I can tell you from personal experience that Bill Gates loves the idea of the tablet. The problem is, Microsoft wants the tablet to be a universal device, not a specialty device. What Apple has shown is that a specialty device can become a general platform. The iPad has driven genuine innovation in software. Apps, like Flipboard, integrate social media into a magazine-style interface; MLB at Bat and Marvel Comics demonstrate new interactions and models not delivered well on previous hardware. They all play off of the iPad’s sense of intimacy.

So what should Microsoft do with its tablet/slate strategy?

♦ Don’t use the word “tablet” or “slate” in the same sentence as “PC.”

♦ Start a new division away from the gravity of Microsoft legacy marketing, engineering, and expectations.

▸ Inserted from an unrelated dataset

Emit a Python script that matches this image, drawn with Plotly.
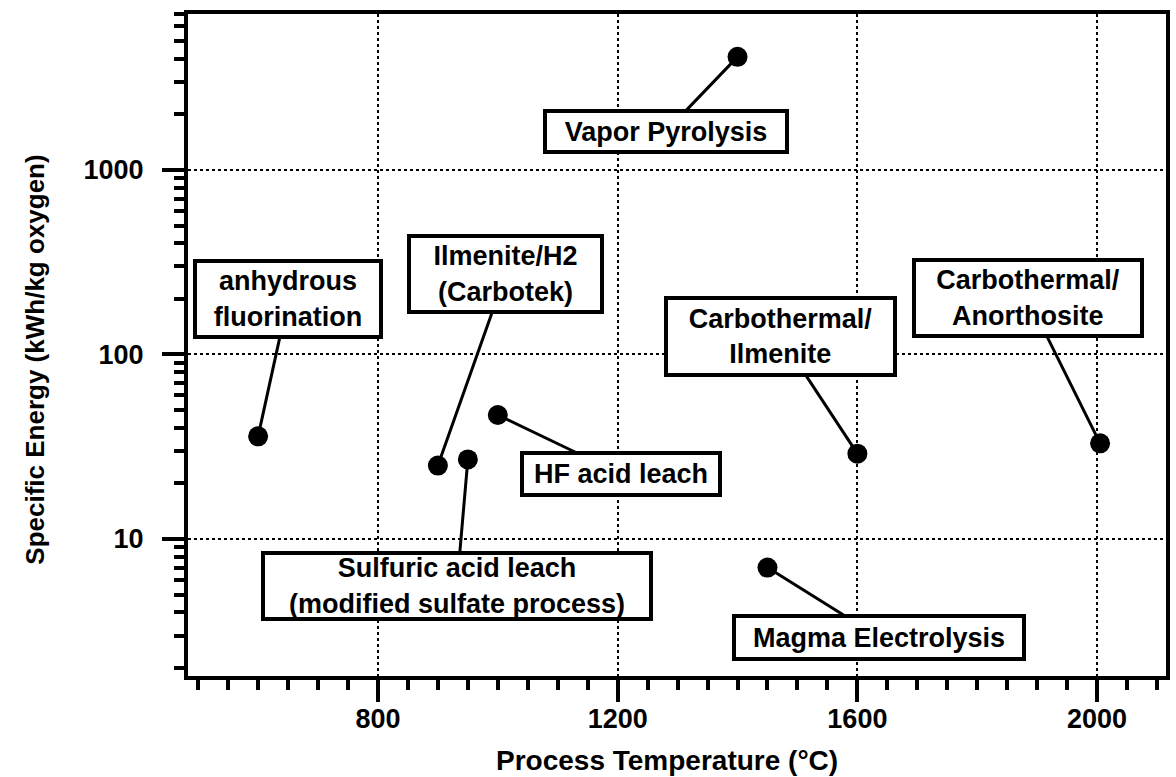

♦ Abandon Windows 7 and create an embedded, instant-on OS that is elegantly different from Apple’s offering. Windows CE was dumbed-down Windows, as is the current phone incarnation. They need to create a new OS that is elegant, not cluttered.
Think like customers, not engineers.

♦ Learn from Apple’s customers. (Don’t hold on to the stubborn position that the Windows platform is right in the long run. That line of thought led to the “next great tablet,” the Ultramobile PC, or UMPC, and we know where that went because nobody reading this knows what I’m talking about.)

♦ Control the hardware.

Now, controlling the hardware doesn’t always work out well. With UMPC Microsoft created Origami as a Windows shell, but it only worked in certain cases. Most of the experience was just Windows on a smaller screen. The most recent tablet-like announcement from Microsoft was Surface, which put Windows into a $10,000 coffee table. Most of the cool things demonstrated with Surface have been duplicated and eclipsed by people gathered around an iPad.

Microsoft must also rethink the partner strategy so the market isn’t confused by dozens of slates with no core identity. Windows 7 cannot be the identity for a Microsoft slate device. For Microsoft to succeed, it needs to differentiate the slate from other devices, give it an identity, or risk the slate just being a Windows 7 machine you can write on, which is the essence of the Tablet PC.

In the 1960s, Sony Corp. abandoned its large-format radios, complete with wooden cabinets, to create the first personal portable pocket transistor radio. That was audacious. If Microsoft wants to get back into the device market and quench the geek-lust of its chairman for a good personal computing device, it needs to be audacious.